A week later the FBI and CISA issued another announcement on September 28th related to the upcoming election. This time the FBI and CISA are trying to raise awareness about the potential threat posed by attempts to spread disinformation regarding cyber-attacks on the US voter registration databases or voting systems. The agencies report that during the 2020 election season, foreign actors and cybercriminals have been spreading false and inconsistent information through various online platforms in an attempt to manipulate public opinion, discredit the electoral process, and undermine confidence in U.S. democratic institutions. Specifically, narratives suggesting that voter registration data has been “hacked” or “leaked.”

[You may also like: Vulnerable Voting Infrastructure and the Future of Election Security]

In the report, the agencies noted that voter information can be purchased or acquired through publicly available sources. While most of this is known, the biggest concern regarding leaked data is that of political leaders. This kind of data is often dumped weeks before an election and used in disinformation campaigns designed to influence swing or non-voters.

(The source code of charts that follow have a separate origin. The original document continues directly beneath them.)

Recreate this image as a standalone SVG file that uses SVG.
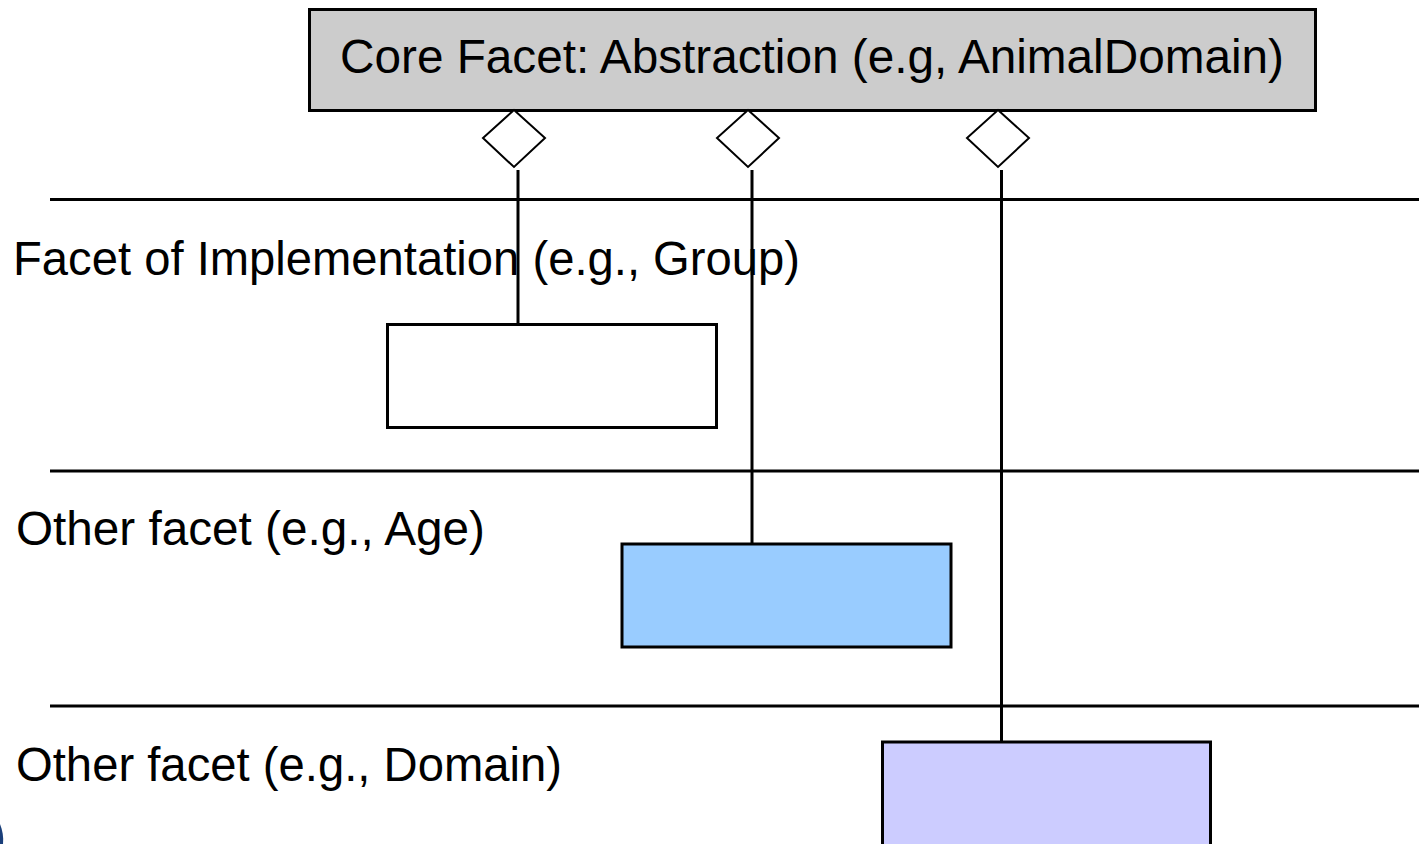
<svg xmlns="http://www.w3.org/2000/svg" width="1419" height="844" viewBox="0 0 1419 844">
<style>
text{font-family:"Liberation Sans",Arial,sans-serif;font-size:47.5px;fill:#000}
.box{stroke:#000;stroke-width:3}
.sep{stroke:#000;stroke-width:3}
.stem{stroke:#000;stroke-width:3}
.dia{fill:#fff;stroke:#000;stroke-width:2}
</style>
<rect width="1419" height="844" fill="#fff"/>
<g id="lanes">
<line class="sep" x1="50" y1="199.5" x2="1419" y2="199.5"/>
<line class="sep" x1="50" y1="471" x2="1419" y2="471"/>
<line class="sep" x1="50" y1="706" x2="1419" y2="706"/>
<text x="13" y="275" textLength="787" lengthAdjust="spacingAndGlyphs">Facet of Implementation (e.g., Group)</text>
<text x="16" y="545" textLength="469" lengthAdjust="spacingAndGlyphs">Other facet (e.g., Age)</text>
<text x="16" y="781" textLength="546" lengthAdjust="spacingAndGlyphs">Other facet (e.g., Domain)</text>
</g>
<g id="core">
<rect class="box" x="309.5" y="9.5" width="1006" height="101" fill="#cccccc"/>
<text x="340" y="73" textLength="944" lengthAdjust="spacingAndGlyphs">Core Facet: Abstraction (e.g, AnimalDomain)</text>
</g>
<g id="connectors">
<line class="stem" x1="518" y1="170" x2="518" y2="326"/>
<line class="stem" x1="752" y1="170" x2="752" y2="546"/>
<line class="stem" x1="1001.5" y1="170" x2="1001.5" y2="743"/>
<polygon class="dia" points="514,110 545,138 514,167 483,138"/>
<polygon class="dia" points="748,110 779,138 748,167 717,138"/>
<polygon class="dia" points="998,110 1029,138 998,167 967,138"/>
</g>
<g id="implementation">
<rect class="box" x="387.5" y="324.5" width="329" height="103" fill="#ffffff"/>
</g>
<g id="age">
<rect class="box" x="622" y="544" width="329" height="103" fill="#99ccff"/>
</g>
<g id="domain">
<rect class="box" x="882.5" y="742" width="328" height="110" fill="#ccccff"/>
</g>
<path d="M0,824 Q4,834 3,844 L0,844 Z" fill="#1a3f7a"/>
</svg>
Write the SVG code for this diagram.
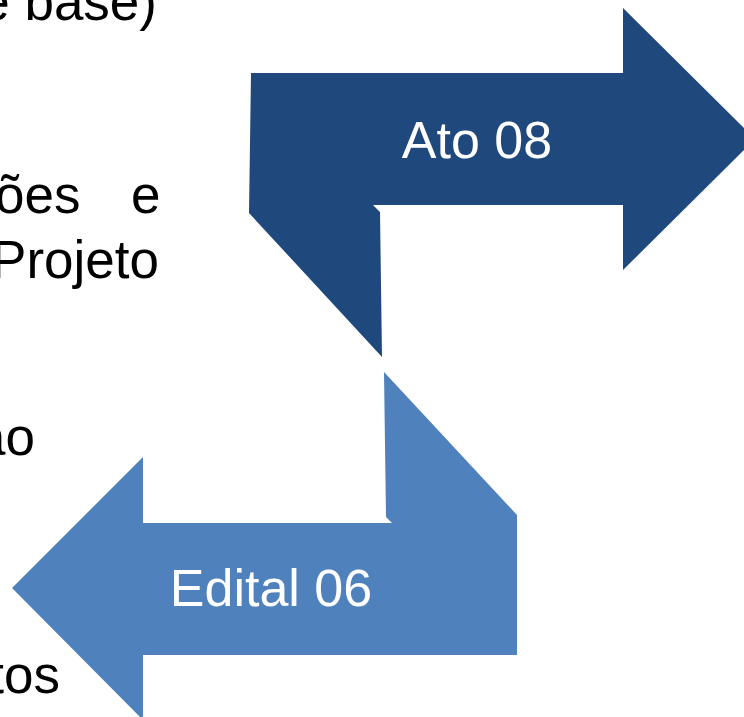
<svg xmlns="http://www.w3.org/2000/svg" width="744" height="717" viewBox="0 0 744 717">
  <style>
    .body { font-family: "Liberation Sans", Arial, sans-serif; font-size: 53px; fill: #000000; }
    .label { font-family: "Liberation Sans", Arial, sans-serif; font-size: 52px; fill: #FFFFFF; text-anchor: middle; }
    .dark { fill: #1F497D; }
    .light { fill: #4F81BD; }
  </style>
  <rect width="744" height="717" fill="#FFFFFF"/>
  <g id="background-text" class="body">
    <text x="157" y="20" text-anchor="end">e base)</text>
    <text y="213"><tspan x="-5">ões</tspan><tspan x="131">e</tspan></text>
    <text x="159" y="278" text-anchor="end">Projeto</text>
    <text x="35" y="455" text-anchor="end">ao</text>
    <text x="60" y="693" text-anchor="end">tos</text>
  </g>
  <g id="ato-08">
    <path class="dark" d="M251,73 L623,73 L623,8 L755,139 L623,270 L623,205 L373,205 L380,212 L382,357 L249,213 Z"/>
    <text class="label" x="477" y="158">Ato 08</text>
  </g>
  <g id="edital-06">
    <path class="light" d="M384,372 L517,515 L517,655 L143,655 L143,720 L12,588 L143,457 L143,523 L392,523 L386,517 Z"/>
    <text class="label" x="271" y="606">Edital 06</text>
  </g>
</svg>
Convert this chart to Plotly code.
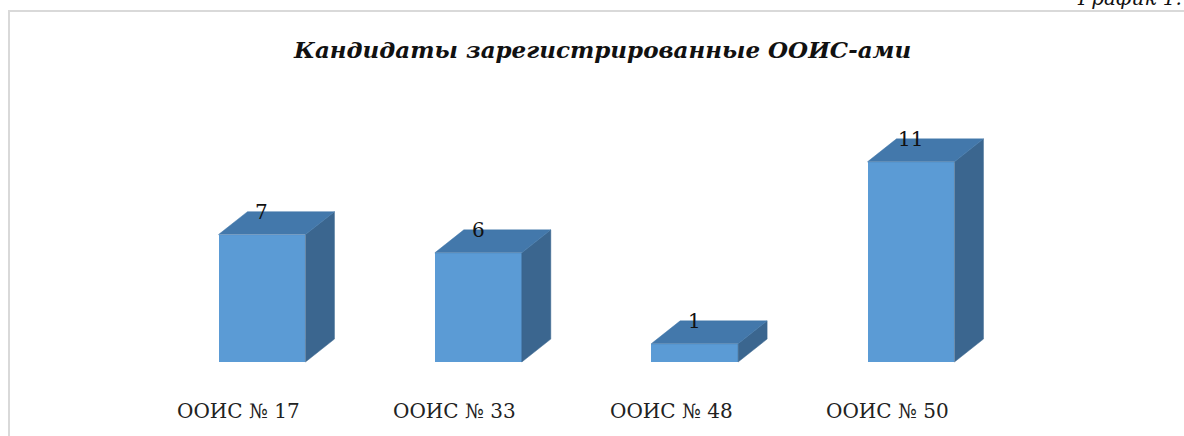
import plotly.graph_objects as go

# data
categories = ["ООИС № 17", "ООИС № 33", "ООИС № 48", "ООИС № 50"]
values = [7, 6, 1, 11]

title = "Кандидаты зарегистрированные ООИС-ами"
caption = "График 1."

# 3d look: bar width and depth offsets in axis units
half_w = 0.201
dx = 0.134
dy = 1.26

front_color = "#5B9BD5"
top_color = "#4378AB"
side_color = "#3B668F"
serif = "DejaVu Serif"

fig = go.Figure()
xs = list(range(len(values)))

for i, v in zip(xs, values):
    # right side face
    fig.add_trace(go.Scatter(
        x=[i + half_w, i + half_w + dx, i + half_w + dx, i + half_w, i + half_w],
        y=[0, dy, v + dy, v, 0],
        fill="toself", fillcolor=side_color, mode="lines",
        line=dict(color=side_color, width=0.5), hoverinfo="skip", showlegend=False))
    # top face
    fig.add_trace(go.Scatter(
        x=[i - half_w, i + half_w, i + half_w + dx, i - half_w + dx, i - half_w],
        y=[v, v, v + dy, v + dy, v],
        fill="toself", fillcolor=top_color, mode="lines",
        line=dict(color=top_color, width=0.5), hoverinfo="skip", showlegend=False))

# front faces
fig.add_trace(go.Bar(x=xs, y=values, width=2 * half_w, marker_color=front_color,
                     marker_line_width=0, showlegend=False, hoverinfo="skip"))

# value labels sit at the back edge of the top face
for i, v in zip(xs, values):
    fig.add_annotation(x=i, y=v + dy, text=str(v), showarrow=False,
                       xanchor="center", yanchor="middle",
                       font=dict(family=serif, size=20, color="#111111"))

# category labels
for i, c in zip(xs, categories):
    fig.add_annotation(x=i - 0.109, y=-2.69, text=c, showarrow=False,
                       xanchor="center", yanchor="middle",
                       font=dict(family=serif, size=20, color="#222222"))

fig.add_annotation(xref="paper", yref="paper", x=602 / 1184, y=1 - 50 / 436,
                   text=title, showarrow=False, xanchor="center", yanchor="middle",
                   font=dict(family=serif, size=23, color="#111111",
                             weight="bold", style="italic"))

# page caption, cut by the top edge as in the source
fig.add_annotation(xref="paper", yref="paper", x=1.0, y=1 + 2 / 436,
                   text=caption, showarrow=False, xanchor="right", yanchor="middle",
                   font=dict(family=serif, size=20, color="#111111", style="italic"))

# frame of the chart area
fig.add_shape(type="rect", xref="paper", yref="paper",
              x0=9 / 1184, x1=1.05, y0=-0.05, y1=1 - 11 / 436,
              line=dict(color="#D9D9D9", width=2), layer="below")

fig.update_layout(
    width=1184, height=436,
    margin=dict(l=0, r=0, t=0, b=0),
    plot_bgcolor="white", paper_bgcolor="white",
    bargap=0,
)
fig.update_xaxes(range=[-1.211, 4.262], visible=False, fixedrange=True)
fig.update_yaxes(range=[-4.066, 19.89], visible=False, fixedrange=True)

# drop the default page margin so the figure sits at the window corner
fig.write_html("out.html", config={"displayModeBar": False},
               post_script="document.body.style.margin='0';document.body.style.overflow='hidden';")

In general, I think it’s safe to say the United States will likely not converge on an instant and uncontested result this year and many doubts will be cast about the legitimacy of the election. Overall, the threat landscape for the United States election has been fairly quiet when compared to 2016. The main concern at this point, as we approach election days, is whether or not we will experience election interfering cyberattacks designed to disrupt the election process and projection political instability as we get closer to November 3rd.

How to Prevent These Threats?

While many are concerned about nation-state disinformation campaigns, I’m growing more concerned about Information Operations becoming more localized. By this, I mean I’m concerned that foreign actors will soon have to compete with mentally and technically savvy voters inside the country they are attempting to target. And while most think election interfering cyberattacks are complicated, I welcome them to read about how Andrés Sepúlveda rigged elections in multiple Latin American for decades. As we evolve, these Tactics, Techniques, and Procedures used to interfere, and rig election will eventually become leveraged by the average voters themselves.

There is no way around it. Humans are the low hanging fruit for election hacking and information campaigns can only be successful if people fall for them.  At the core, the problem is we currently live in a period where people overshare their personal, political, and religious viewpoints. This wealth of information can and will be used against them at some point.

[You may also like: Fake News and Bad Bots: The Next Infodemic Weapon]

Bottom line: If you expect privacy and expect that no one will attempt to manipulate you based on your digital footprint, you likely shouldn’t engage in open political discussion on social media.  

I’ll leave off on a final lesson in OPSEC and how to prevent influential campaigns from impacting you during this election. Limit what you share online. Sometimes we feel empowered to change and influence other’s political point of view, while we are the first to scream and complain about election interference. In general, those that wish to influence do not want to prevent you from oversharing, they will encourage you to speak up and express opinions to expose you and make you vulnerable… so eventually they can flip the coin an influence you.

If they do not know your position, and you do not overshare, attempts at influencing you will become powerless.